A Second Life for Gently Used Appliances

By Julia Laquerre with the Climate Justice and Sustainability Hub


When students entered their freshly renovated West Village G residence hall, they were welcomed by brand new state-of-the-art appliances and freshly renovated floors. What they didn’t know was the effort invested in installing these upgrades and retiring the used ones.


The lobby of the dormitory overflowed with refrigerators and ranges, presenting a logistical challenge in making space for the new appliances and ensuring proper disposal of the old ones.


Typically, when Northeastern University needs to part ways with used appliances, they hand them over to Home Depot for responsible disposal of them. But Juan Gil Figueroa, the Senior Capital Projects Manager of the Planning, Real Estate, and Facilities Division, had an idea – he envisioned a second life for these appliances by donating them.

He described that “diversity fosters innovation,” and it is a key factor in approaching challenges in a new way.

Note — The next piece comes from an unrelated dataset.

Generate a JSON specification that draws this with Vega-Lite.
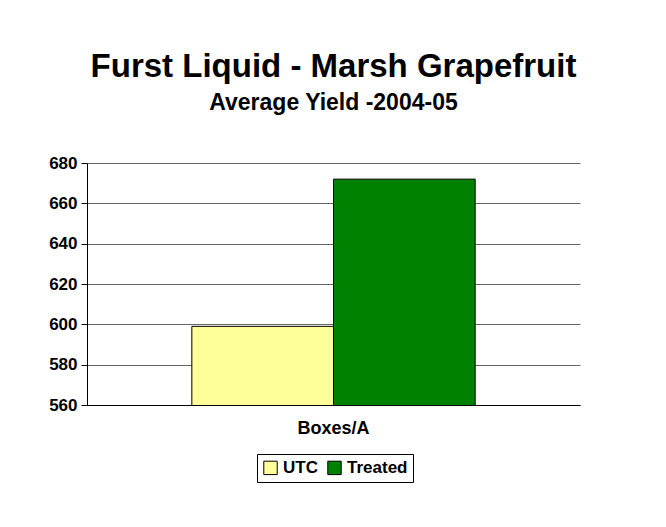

His unconventional idea sprouted from contemplating alternative ways to serve. “Items deemed unsuitable or just don’t meet the needs for the university might still have life left, and we should always look at how we can extend its life.”


Formulating a plan, Figueroa collaborated with the non-profit Boston Building Resources, a local organization that resells donated appliances, furniture and excess building materials from Massachusetts locations. 80% of its sales are in the Boston community and 75% of its sales are to low-income individuals, Boston Building Resources merged as an ideal partner for giving back to the local community. Additionally, they offer discounts to those qualifying as low-income, allowing everyone access to working appliances.


But there is one caveat to his plan; when the refrigerators no longer work, how could they guarantee they are disposed of properly? Recycling refrigerators lies in handling hazardous materials, with each component requiring specific disposal or recycling methods. While Northeastern has the necessary resources and connections for proper recycling, not everyone does.


Addressing this environmental concern, Ann Mizner McKay, the Director of Risk Services and Assistant General Counsel, joined the project. She played a pivotal role in negotiating the terms and conditions of the arrangement and she facilitated the insurance issues associated with the program, accrediting the university to collect used appliances and dispose of them in an environmentally friendly way.


“I feel it is critical that we take responsibility for our actions and surroundings. The goal was to not place the burden [of disposal] on the recipient. Something as little as making sure a refrigerator is properly disposed of can actually help others. And it’s really wonderful, a simple example of paying it forward,” said Mizner McKay.


While the primary objective was appliance disposal, the team prioritized the process. Instead of opting for the standard recycling route, they chose an approach that benefited the Boston community and the environment. They hope to continue such endeavors and collaborate with Boston Building Resources on future donation projects.


Juan Gil Figueroa concluded, “It’s not always about the outcome. It’s the process that’s most important,” As Northeastern embarks on this sustainable journey, there’s an exciting anticipation for the ripple effect of these efforts that could create and inspire more innovative initiatives that foster a culture of responsibility and care for our shared environment.